A jaded character in this touching and well-acted film notes that the world is comprised of three types of persons — losers, suckers, and whores. Roary, who has survived a suicide attempt (he jumped off the tenth floor of a building) believes that the value of friendship and the rewards of community more than compensate for the negative sides of human nature.

This young man finds a new lease on life at Max's, an Oakland bar frequented by other disabled persons. They include Jerry the bartender who has a bum leg, Stinky who is blind, Blue Lewis who is paralyzed from the waist down, and Wings who has no hands. The latter three use humor as a way of transcending their physical impairments. Jerry and Roary become best friends.
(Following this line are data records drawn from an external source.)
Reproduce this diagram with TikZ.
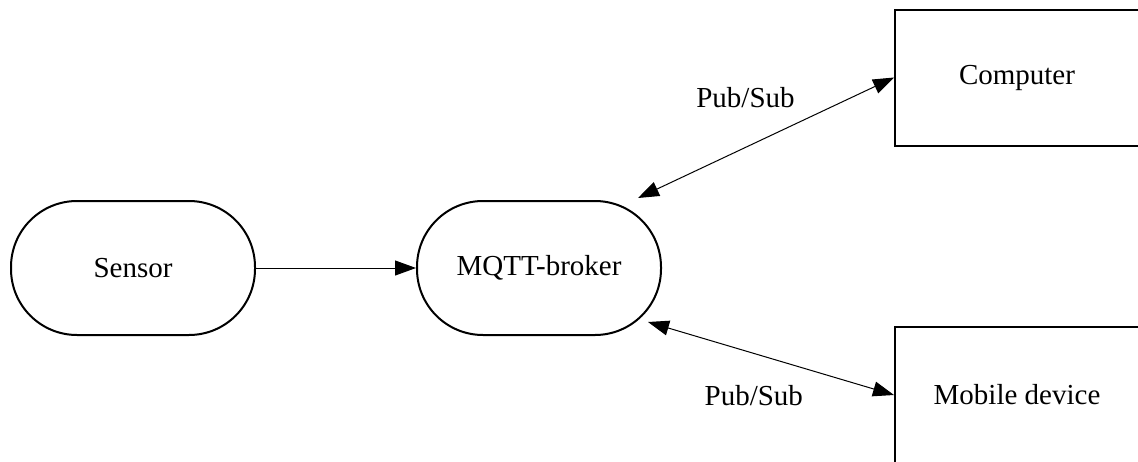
\documentclass[tikz,border=0pt]{standalone}
\usepackage{fontspec}
\setmainfont{Liberation Serif}
\usetikzlibrary{shapes,arrows.meta,calc}
\newcommand{\mqttroundnode}[3] {\node at (#1) (#2) [draw, line width=2pt, rounded corners=66pt, minimum width=244pt, minimum height=134pt] {#3};}
\newcommand{\mqttboxnode}[3] {\node at (#1) (#2) [draw, line width=2pt, minimum width=244pt, minimum height=136pt] {#3};}
\newcommand{\mqtttransition}[2] {\draw [->] (#1) -- (#2);}
\newcommand{\mqttpubsub}[4] {\draw [<->] (#1) -- (#2) node [#4] {#3};}

\begin{document}
\begin{tikzpicture}[x=1pt, y=-1pt, line width=1pt,
  >={Triangle[length=21pt,width=15pt]},
  every node/.style={font=\fontsize{29pt}{35pt}\selectfont}]
\useasboundingbox (0,0) rectangle (1138,461);

\mqttroundnode {133,268}{sensor}{Sensor};
\mqttroundnode {539,268}{broker}{MQTT-broker};
\mqttboxnode {1017,77.5}{computer}{Computer};
\mqttboxnode {1017,395}{mobile}{Mobile device};

\mqtttransition{sensor.east}{broker.west};
\mqttpubsub{$(broker.center)+(99,-70)$}{computer.west}{Pub/Sub}{pos=0.42, above=36pt};
\mqttpubsub{$(broker.center)+(109,54)$}{mobile.west}{Pub/Sub}{pos=0.43, below=28pt};
\end{tikzpicture}
\end{document}
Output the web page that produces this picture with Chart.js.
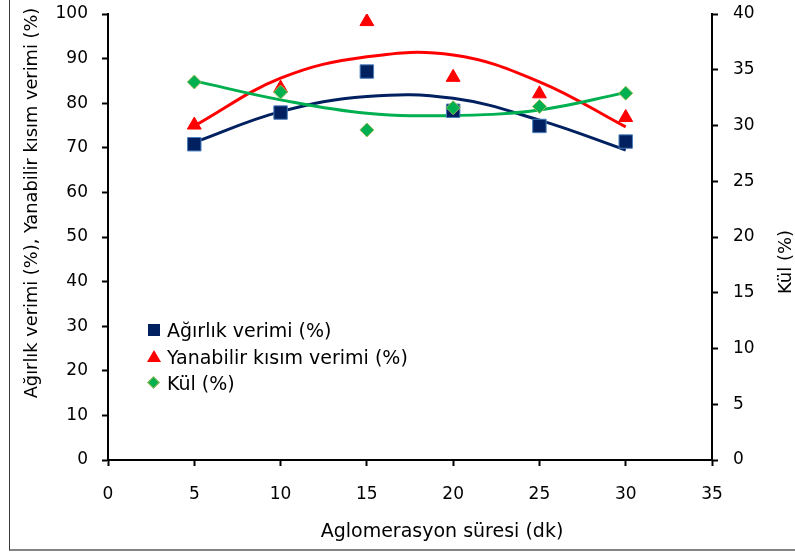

They are mutually buoyed up when a pro basketball player loans Jerry the money for an operation to fix his leg. Once healed, Jerry becomes a basketball star fulfilling a lifelong dream. But in the process, he deserts his old friends by acting as if they never existed.

Richard Donner has drawn out very affecting performances from John Savage as Roary, a sad person who turns his wrecked world around; David Morse as the self-centered Jerry; Diana Scarvid as Roary's girlfriend who overcomes her inner fears about loving him; and Bill Henderson, Bert Remsen, and Harold Russell who prove that you've got to have miles of heart to survive the pain and isolation of living with a disability.

Inside Moves is 1980's Rocky, a film that celebrates human solidarity and the true meaning of friendship. Valerie Curtin and Barry Levinson's screenplay sometimes seems a bit too tidy, given the messy ethical issues it covers. Nonetheless, the story manages to convince us that even so-called losers can be winners in the things that matter most.